** Start PROVIDED INFORMATION **

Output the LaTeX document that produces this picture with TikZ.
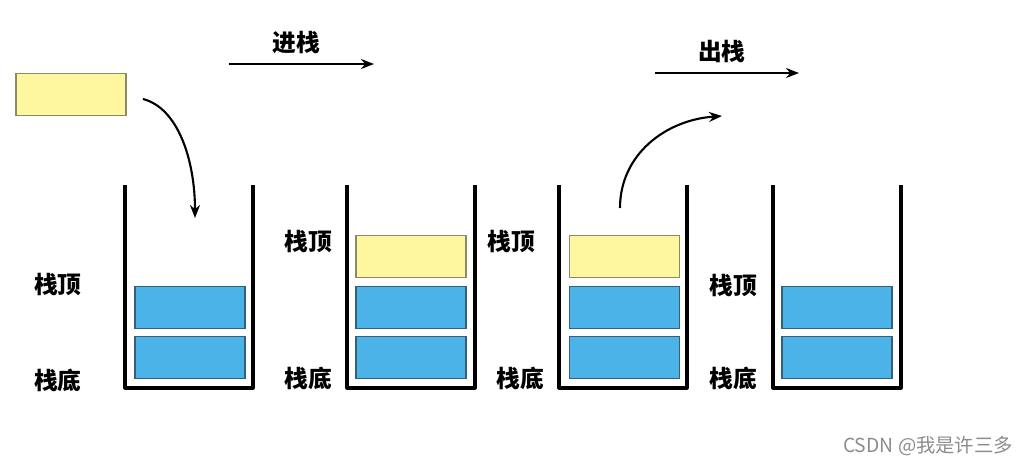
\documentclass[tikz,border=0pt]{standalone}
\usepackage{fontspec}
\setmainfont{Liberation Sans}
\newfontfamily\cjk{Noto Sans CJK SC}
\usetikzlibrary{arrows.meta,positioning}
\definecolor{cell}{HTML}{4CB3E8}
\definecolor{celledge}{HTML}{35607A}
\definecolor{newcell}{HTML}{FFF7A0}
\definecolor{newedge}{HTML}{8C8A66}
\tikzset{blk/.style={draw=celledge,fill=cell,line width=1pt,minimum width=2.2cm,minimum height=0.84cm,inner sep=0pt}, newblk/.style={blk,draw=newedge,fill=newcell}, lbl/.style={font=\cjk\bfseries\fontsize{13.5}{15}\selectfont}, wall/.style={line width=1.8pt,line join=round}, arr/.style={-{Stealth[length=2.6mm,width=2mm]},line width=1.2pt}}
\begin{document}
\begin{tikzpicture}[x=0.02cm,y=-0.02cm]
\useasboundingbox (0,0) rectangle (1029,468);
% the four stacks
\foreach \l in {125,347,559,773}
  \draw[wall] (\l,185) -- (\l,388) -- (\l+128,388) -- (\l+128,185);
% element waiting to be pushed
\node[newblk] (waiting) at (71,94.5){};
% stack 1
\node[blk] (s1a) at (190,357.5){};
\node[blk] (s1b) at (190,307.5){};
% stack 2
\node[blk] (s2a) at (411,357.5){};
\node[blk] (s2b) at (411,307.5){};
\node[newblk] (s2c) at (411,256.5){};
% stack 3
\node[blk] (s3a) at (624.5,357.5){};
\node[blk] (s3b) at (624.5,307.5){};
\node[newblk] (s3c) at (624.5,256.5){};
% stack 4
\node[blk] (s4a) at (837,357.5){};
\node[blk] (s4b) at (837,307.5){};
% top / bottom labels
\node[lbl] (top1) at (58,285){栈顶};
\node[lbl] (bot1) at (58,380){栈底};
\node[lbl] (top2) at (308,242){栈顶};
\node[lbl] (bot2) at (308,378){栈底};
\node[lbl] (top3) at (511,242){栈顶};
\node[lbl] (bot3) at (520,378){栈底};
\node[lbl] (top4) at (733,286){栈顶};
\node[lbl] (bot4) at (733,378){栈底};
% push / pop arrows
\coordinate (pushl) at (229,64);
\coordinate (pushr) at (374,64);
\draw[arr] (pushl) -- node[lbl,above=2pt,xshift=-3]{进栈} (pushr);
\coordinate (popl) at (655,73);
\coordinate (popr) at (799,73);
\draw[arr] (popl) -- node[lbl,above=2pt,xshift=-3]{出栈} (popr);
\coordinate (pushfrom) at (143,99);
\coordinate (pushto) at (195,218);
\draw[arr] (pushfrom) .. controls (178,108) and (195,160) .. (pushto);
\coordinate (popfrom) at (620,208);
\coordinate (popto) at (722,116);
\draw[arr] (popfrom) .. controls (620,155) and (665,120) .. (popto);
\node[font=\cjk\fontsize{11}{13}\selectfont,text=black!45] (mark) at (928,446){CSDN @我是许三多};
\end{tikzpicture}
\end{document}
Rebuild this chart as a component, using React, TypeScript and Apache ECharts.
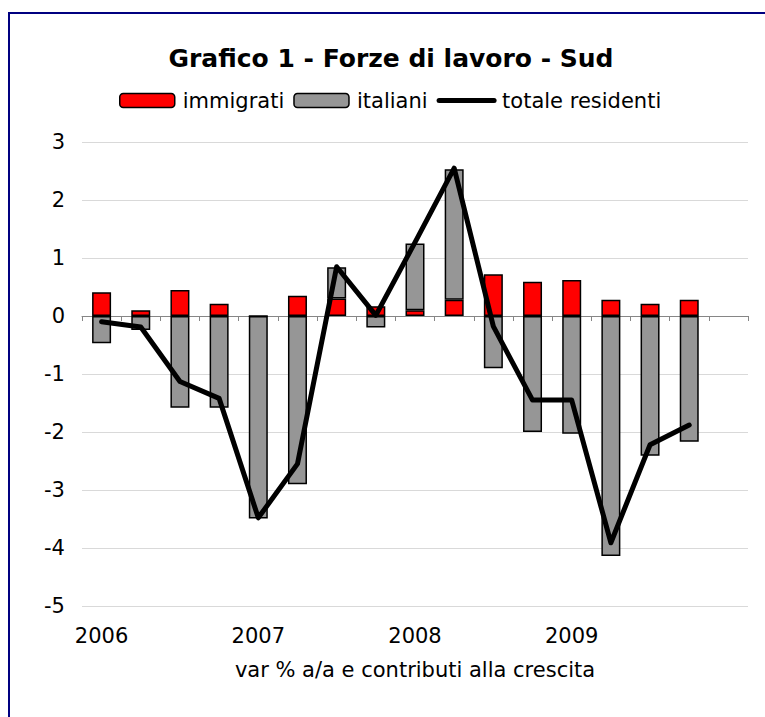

** End PROVIDED INFORMATION **

Look through the entries above. Extract each line with the word "this".

▸ **OUTPUT OF THE EXERCISE**:
Output the LaTeX document that produces this picture with TikZ.
Rebuild this chart as a component, using React, TypeScript and Apache ECharts.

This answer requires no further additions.